■書誌情報
Zhenxuan Yu, Takeshi Kojima, Yutaka Matsuo and Yusuke Iwasawa. “Slender-Mamba: Fully Quantized Mamba From Head to Toe.” Proceedings of the 31st International Conference on Computational Linguistics (COLING 2025).
■概要
Large language models (LLMs) have gained drastic performance improvements in the natural language processing (NLP) domain. However, the models often consume huge amounts of computational resources during training and inference. Recently, Mamba, a language model architecture based on State-Space Models (SSMs), has shown to achieve comparable performance with Transformer models while significantly reducing costs by compressing context windows during inference. We focus on the potential to further light-weighting Mamba architecture by applying BitNet quantization method into the model architecture. In addition, while prior BitNet methods generally quantize only linear layers in the main body, we extensively quantize embedding layers and projection layers, considering their significant proportion of model parameters.
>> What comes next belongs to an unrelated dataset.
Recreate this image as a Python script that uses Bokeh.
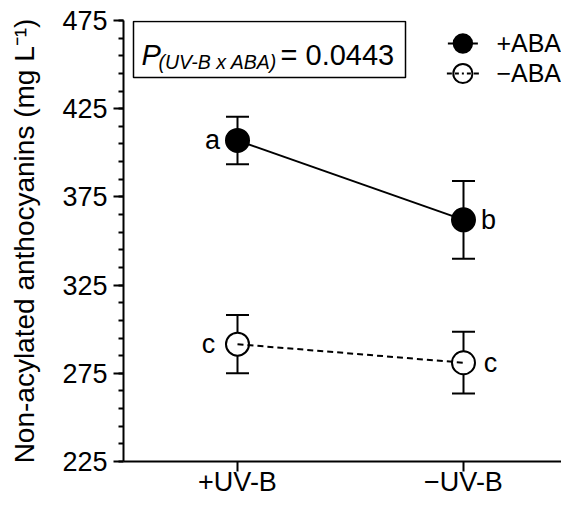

In our experiments, we apply ternary quantization into Mamba-2 (130M) architecture and pre-train the model with 150B tokens from scrach. Our method achieves nearly 90.1% reduction of bits used by the all parameters, achieving a significant improvement compared with 54.7% reduction by conventional BitNet quantization method. In addition, our method experiences minimal performance degradation in both pre-traing perpexity and downstream tasks. These findings provide a potential of incorporating more light-weighted language models into edge devices, which will be more demanding in the future.